Los atrasistas hablan de historia o tradiciones sin tener ni idea de historia o tradiciones. Son los que no saben vivir sin tocar las narices a los demás, sin odiar a alguien, sin insultar. Son los que no soportan tener que respetar a todo el mundo. Los que les cabrean cuando otros adquieren derechos. Los que añoran perseguir o ridiculizar a los demás. Esta gente, la que habla de toros, caza y procesiones, es la que ha gobernado casi siempre.

Entre pagar a investigadores o profesores de religión, optamos por lo segundo. Y así nos va. Por ello, podemos entender por qué España es el único país que no hace un cordón sanitario al fascismo».

Pero no puedo resistirme a plantear unas reflexiones, que me las ha sugerido la lectura de un extraordinario libro, Ejemplaridad pública, del filósofo Javier Gomá, del que expongo alguno de sus contenidos. Toda vida humana es ejemplo y, por ello, sobre ella recae un imperativo de ejemplaridad: obra de tal manera que tu comportamiento sea imitable y generalizable en tu ámbito de influencia, generando un impacto civilizatorio.

Este imperativo es muy importante en la familia, en la escuela, y, sobre todo, en la actividad política, ya que el ejemplo de sus dirigentes sirve, si es positivo, para cohesionar la sociedad, y si es negativo, para fragmentarla y atomizarla. El espacio público está cimentado en la ejemplaridad. Podría decirse que la política es el arte de ejemplificar. Las instituciones públicas han sido conscientes o deberían serlo del efecto multiplicador para potenciar la convivencia de determinados modelos.

Los políticos, sus mismas personas y sus vidas, son, lo quieran o no, ejemplos de una gran influencia social. Como autores de las fuentes escritas de Derecho –a través de las leyes– ejercen un dominio muy amplio sobre nuestras libertades, derechos y patrimonio.

Y como son muy importantes para nuestras vidas, atraen sobre ellos la atención de los gobernados y se convierten en personajes públicos. Por ello, sus actos no quedan reducidos al ámbito de su vida privada. Merced a los medios de comunicación de masas se propicia el conocimiento de sus modos de vida y, por ende, la trascendencia de su ejemplo, que puede servir de paradigma moral para los ciudadanos. Los políticos dan el tono a la sociedad, crean pautas de comportamiento y suscitan hábitos colectivos. Por ello pesa sobre ellos un plus de responsabilidad.

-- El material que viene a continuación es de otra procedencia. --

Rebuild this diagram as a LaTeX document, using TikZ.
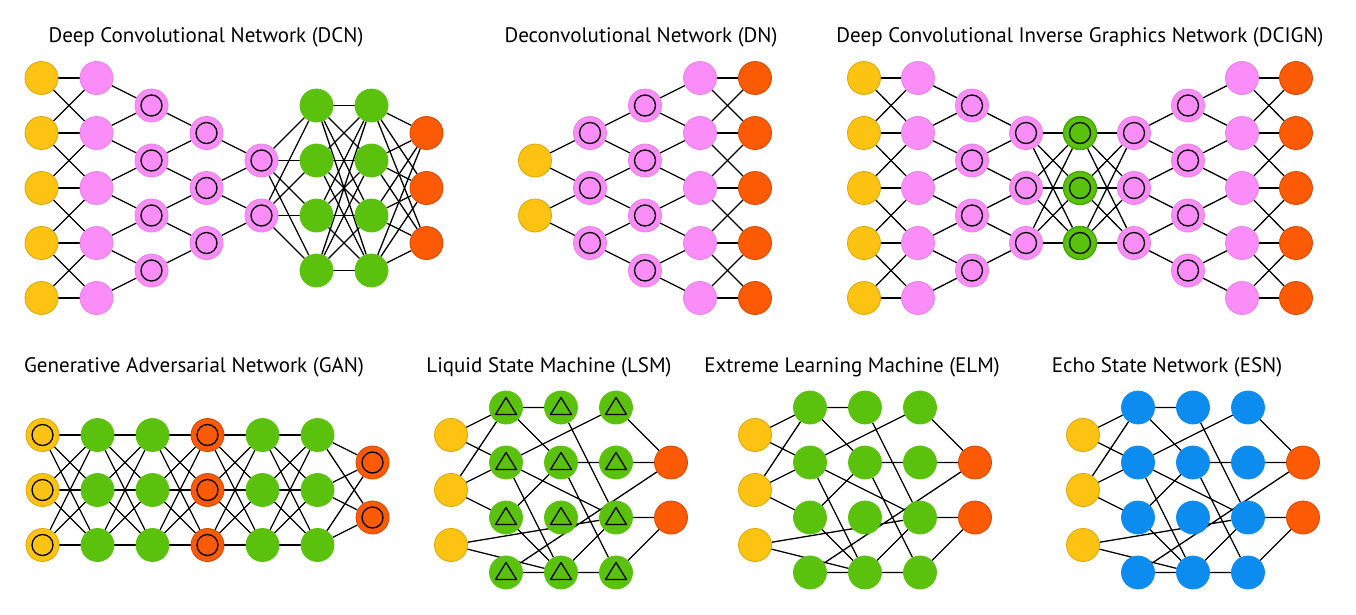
\documentclass[tikz,border=0pt]{standalone}
\usepackage{fontspec}
\setmainfont{PT Sans}
\definecolor{cyel}{HTML}{FDC313}
\definecolor{cyelD}{HTML}{DDA700}
\definecolor{cpink}{HTML}{FB8DF9}
\definecolor{cpinkD}{HTML}{EA80E8}
\definecolor{cgrn}{HTML}{5AC20C}
\definecolor{cgrnD}{HTML}{48A808}
\definecolor{corg}{HTML}{FC5A05}
\definecolor{corgD}{HTML}{D44A00}
\definecolor{cblu}{HTML}{0C8CEF}
\pgfdeclarelayer{bg}
\pgfdeclarelayer{edges}
\pgfsetlayers{bg,edges,main}
\tikzset{
  neuron/.style={circle, minimum size=33pt, inner sep=0pt, line width=0.8pt},
  yel/.style={neuron, fill=cyel, draw=cyelD},
  pnk/.style={neuron, fill=cpink, draw=cpinkD},
  grn/.style={neuron, fill=cgrn, draw=cgrn},
  grnd/.style={neuron, fill=cgrn, draw=cgrnD, line width=1.4pt},
  org/.style={neuron, fill=corg, draw=corgD},
  blu/.style={neuron, fill=cblu, draw=cblu},
  ring/.style={path picture={\draw[black, line width=1.3pt] (path picture bounding box.center) circle[radius=10.5pt];}},
  tri/.style={path picture={\draw[black, line width=1.3pt, line join=round]
      ([shift={(-10.5pt,-7pt)}]path picture bounding box.center) --
      ([shift={(10.5pt,-7pt)}]path picture bounding box.center) --
      ([shift={(0pt,10pt)}]path picture bounding box.center) -- cycle;}},
  link/.style={draw=black, line width=1.3pt},
  title/.style={font=\fontsize{21}{25}\selectfont, inner sep=0pt, anchor=center},
}
% column of nodes: prefix, style, x, y0, list of half-steps
\newcommand\nnCol[5]{\foreach \mm [count=\cc] in {#5} {\node[#2] (#1-\cc) at (#3, {#4+27.5*\mm}) {};}}
\newcommand\nnFull[4]{\foreach \ii in {1,...,#2}{\foreach \jj in {1,...,#4}{\draw[link] (#1-\ii) -- (#3-\jj);}}}
\newcommand\nnBand[3]{\foreach \ii in {1,...,#3}{\foreach \jj in {1,...,#3}{\pgfmathtruncatemacro\nnd{abs(\ii-\jj)}\ifnum\nnd<2 \draw[link] (#1-\ii) -- (#2-\jj);\fi}}}
\newcommand\nnShrink[3]{\foreach \jj in {1,...,#3}{\pgfmathtruncatemacro\nnk{\jj+1}\draw[link] (#1-\jj) -- (#2-\jj) (#1-\nnk) -- (#2-\jj);}}
% reservoir-type network: prefix, x0, hidden style
\newcommand\nnRes[3]{%
  \nnCol{#1i}{yel}{#2}{407.5}{1,3,5}
  \nnCol{#1a}{#3}{#2+55}{407.5}{0,2,4,6}
  \nnCol{#1b}{#3}{#2+110}{407.5}{0,2,4,6}
  \nnCol{#1c}{#3}{#2+165}{407.5}{0,2,4,6}
  \nnCol{#1o}{org}{#2+220}{407.5}{2,4}
  \begin{pgfonlayer}{edges}
  \draw[link] (#1i-1) -- (#1a-1) (#1i-1) -- (#1a-2)
              (#1i-2) -- (#1a-1) (#1i-2) -- (#1a-2) (#1i-2) -- (#1a-3)
              (#1i-3) -- (#1c-3) (#1i-3) -- (#1b-4)
              (#1a-1) -- (#1b-1) (#1a-1) -- (#1b-2)
              (#1a-2) -- (#1c-1) (#1a-2) -- (#1c-3) (#1a-2) -- (#1b-4)
              (#1a-3) -- (#1b-2) (#1a-3) -- (#1b-4)
              (#1a-4) -- (#1b-4) (#1a-4) -- (#1o-1)
              (#1b-1) -- (#1c-3) (#1b-2) -- (#1c-2) (#1b-2) -- (#1c-4)
              (#1b-4) -- (#1c-3) (#1b-4) -- (#1c-4)
              (#1c-1) -- (#1o-1) (#1c-2) -- (#1o-1)
              (#1c-3) -- (#1o-2) (#1c-4) -- (#1o-2);
  \end{pgfonlayer}}
\begin{document}
\begin{tikzpicture}[x=1pt,y=-1pt]
\useasboundingbox (0,0) rectangle (1356,614);
\begin{pgfonlayer}{bg}
\fill[white] (0,0) rectangle (1356,614);
\end{pgfonlayer}

% ---------- titles ----------
\node[title] (t-dcn) at (206,37) {Deep Convolutional Network (DCN)};
\node[title] (t-dn) at (641,37) {Deconvolutional Network (DN)};
\node[title] (t-dcign) at (1080,37) {Deep Convolutional Inverse Graphics Network (DCIGN)};
\node[title] (t-gan) at (194,367) {Generative Adversarial Network (GAN)};
\node[title] (t-lsm) at (549,367) {Liquid State Machine (LSM)};
\node[title] (t-elm) at (852,367) {Extreme Learning Machine (ELM)};
\node[title] (t-esn) at (1167,367) {Echo State Network (ESN)};

% ---------- DCN ----------
\nnCol{dcnA}{yel}{41.5}{78}{0,2,4,6,8}
\nnCol{dcnB}{pnk}{96.5}{78}{0,2,4,6,8}
\nnCol{dcnC}{pnk,ring}{151.5}{78}{1,3,5,7}
\nnCol{dcnD}{pnk,ring}{206.5}{78}{2,4,6}
\nnCol{dcnE}{pnk,ring}{261.5}{78}{3,5}
\nnCol{dcnF}{grn}{316.5}{78}{1,3,5,7}
\nnCol{dcnG}{grn}{371.5}{78}{1,3,5,7}
\nnCol{dcnH}{org}{426.5}{78}{2,4,6}
\begin{pgfonlayer}{edges}
\nnBand{dcnA}{dcnB}{5}
\nnShrink{dcnB}{dcnC}{4}
\nnShrink{dcnC}{dcnD}{3}
\nnShrink{dcnD}{dcnE}{2}
\nnFull{dcnE}{2}{dcnF}{4}
\nnFull{dcnF}{4}{dcnG}{4}
\nnFull{dcnG}{4}{dcnH}{3}
\end{pgfonlayer}

% ---------- DN ----------
\nnCol{dnA}{yel}{535}{78}{3,5}
\nnCol{dnB}{pnk,ring}{590}{78}{2,4,6}
\nnCol{dnC}{pnk,ring}{645}{78}{1,3,5,7}
\nnCol{dnD}{pnk}{700}{78}{0,2,4,6,8}
\nnCol{dnE}{org}{755}{78}{0,2,4,6,8}
\begin{pgfonlayer}{edges}
\nnShrink{dnB}{dnA}{2}
\nnShrink{dnC}{dnB}{3}
\nnShrink{dnD}{dnC}{4}
\nnBand{dnD}{dnE}{5}
\end{pgfonlayer}

% ---------- DCIGN ----------
\nnCol{dgA}{yel}{864}{78}{0,2,4,6,8}
\nnCol{dgB}{pnk}{918}{78}{0,2,4,6,8}
\nnCol{dgC}{pnk,ring}{972}{78}{1,3,5,7}
\nnCol{dgD}{pnk,ring}{1026}{78}{2,4,6}
\nnCol{dgE}{grnd,ring}{1080}{78}{2,4,6}
\nnCol{dgF}{pnk,ring}{1134}{78}{2,4,6}
\nnCol{dgG}{pnk,ring}{1188}{78}{1,3,5,7}
\nnCol{dgH}{pnk}{1242}{78}{0,2,4,6,8}
\nnCol{dgI}{org}{1296}{78}{0,2,4,6,8}
\begin{pgfonlayer}{edges}
\nnBand{dgA}{dgB}{5}
\nnShrink{dgB}{dgC}{4}
\nnShrink{dgC}{dgD}{3}
\nnFull{dgD}{3}{dgE}{3}
\nnFull{dgE}{3}{dgF}{3}
\nnShrink{dgG}{dgF}{3}
\nnShrink{dgH}{dgG}{4}
\nnBand{dgH}{dgI}{5}
\end{pgfonlayer}

% ---------- GAN ----------
\nnCol{gaA}{yel,ring}{42.5}{435}{0,2,4}
\nnCol{gaB}{grn}{97.5}{435}{0,2,4}
\nnCol{gaC}{grn}{152.5}{435}{0,2,4}
\nnCol{gaD}{org,ring}{207.5}{435}{0,2,4}
\nnCol{gaE}{grn}{262.5}{435}{0,2,4}
\nnCol{gaF}{grn}{317.5}{435}{0,2,4}
\nnCol{gaG}{org,ring}{372.5}{435}{1,3}
\begin{pgfonlayer}{edges}
\nnFull{gaA}{3}{gaB}{3}
\nnFull{gaB}{3}{gaC}{3}
\nnFull{gaC}{3}{gaD}{3}
\nnFull{gaD}{3}{gaE}{3}
\nnFull{gaE}{3}{gaF}{3}
\nnFull{gaF}{3}{gaG}{2}
\end{pgfonlayer}

% ---------- LSM, ELM, ESN ----------
\nnRes{lsm}{451}{grn,tri}
\nnRes{elm}{755}{grn}
\nnRes{esn}{1083}{blu}
\end{tikzpicture}
\end{document}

A diferencia de los demás ciudadanos, que pueden hacer lícitamente todo aquello que no esté prohibido por las leyes, a ellos se les exige que observen, respeten y que no contradigan un conjunto de valores estimados por la sociedad a la que dicen servir. No es suficiente con que cumplan las leyes, han de ser ejemplares. Si los políticos lo fueran, serían necesarias muy pocas leyes, porque las mores cívicas que dimanarían de su ejemplo haría innecesaria la imposición por la fuerza de aquello que la mayoría de ciudadanos estarían haciendo ya con agrado. Saint-Just ante la Convención revolucionaria denunció «Se promulgan demasiadas leyes, se dan pocos ejemplos», circunstancia que no ha cambiado sustancialmente en la actualidad.

Con la democracia liberal, se acrecienta todavía más la necesidad de la ejemplaridad del profesional de la política. Además de responder ante la ley, es responsable ante quien le eligió. Frecuentemente, observamos que un político sin haber cometido nada ilícito se hace reprochable ante la ciudadanía, por lo que debe dimitir y se hace inelegible, al haber perdido la confianza de sus electores.

Mas la confianza no se compra, no se impone: la confianza se inspira. Mas, ¿qué es una persona fiable? La confianza surge de una ejemplaridad personal, o lo que es lo mismo, la excelencia moral, el concepto de honestum. Cicerón en su tratado Sobre los deberes nos lo define como un conjunto de cuatro virtudes: sabiduría, magnanimidad, justicia y decorum (esta última es la uniformidad de toda la vida y de cada uno de sus actos). Es evidente hoy que esta ciceroniana uniformidad de vida, incluyendo la rectitud en la vida privada, es determinante en la generación de confianza ciudadana hacia los políticos.

Frente a ese político ideal que genera la confianza de la ciudadanía, existen comportamientos políticos que producen el sentimiento contrario, como los expuestos al principio de este escrito. Tampoco deberían sorprendernos, ya que como señalaba Azaña, y lo estamos constatando día tras día, muchos acuden a la política no para realizar un servicio a la comunidad, sino para otros fines menos altruistas: el deseo de medrar, el instinto adquisitivo, el gusto de lucirse, el afán de mando, la necesidad de vivir como se pueda y hasta un cierto donjuanismo.

Mas estos móviles no son los auténticos de la verdadera acción política. Los auténticos son la percepción de la continuidad histórica, de la duración, es la observación directa y personal del ambiente que nos circunda, observación respaldada por el sentimiento de justicia, que es el gran motor de todas las innovaciones de las sociedades humanas.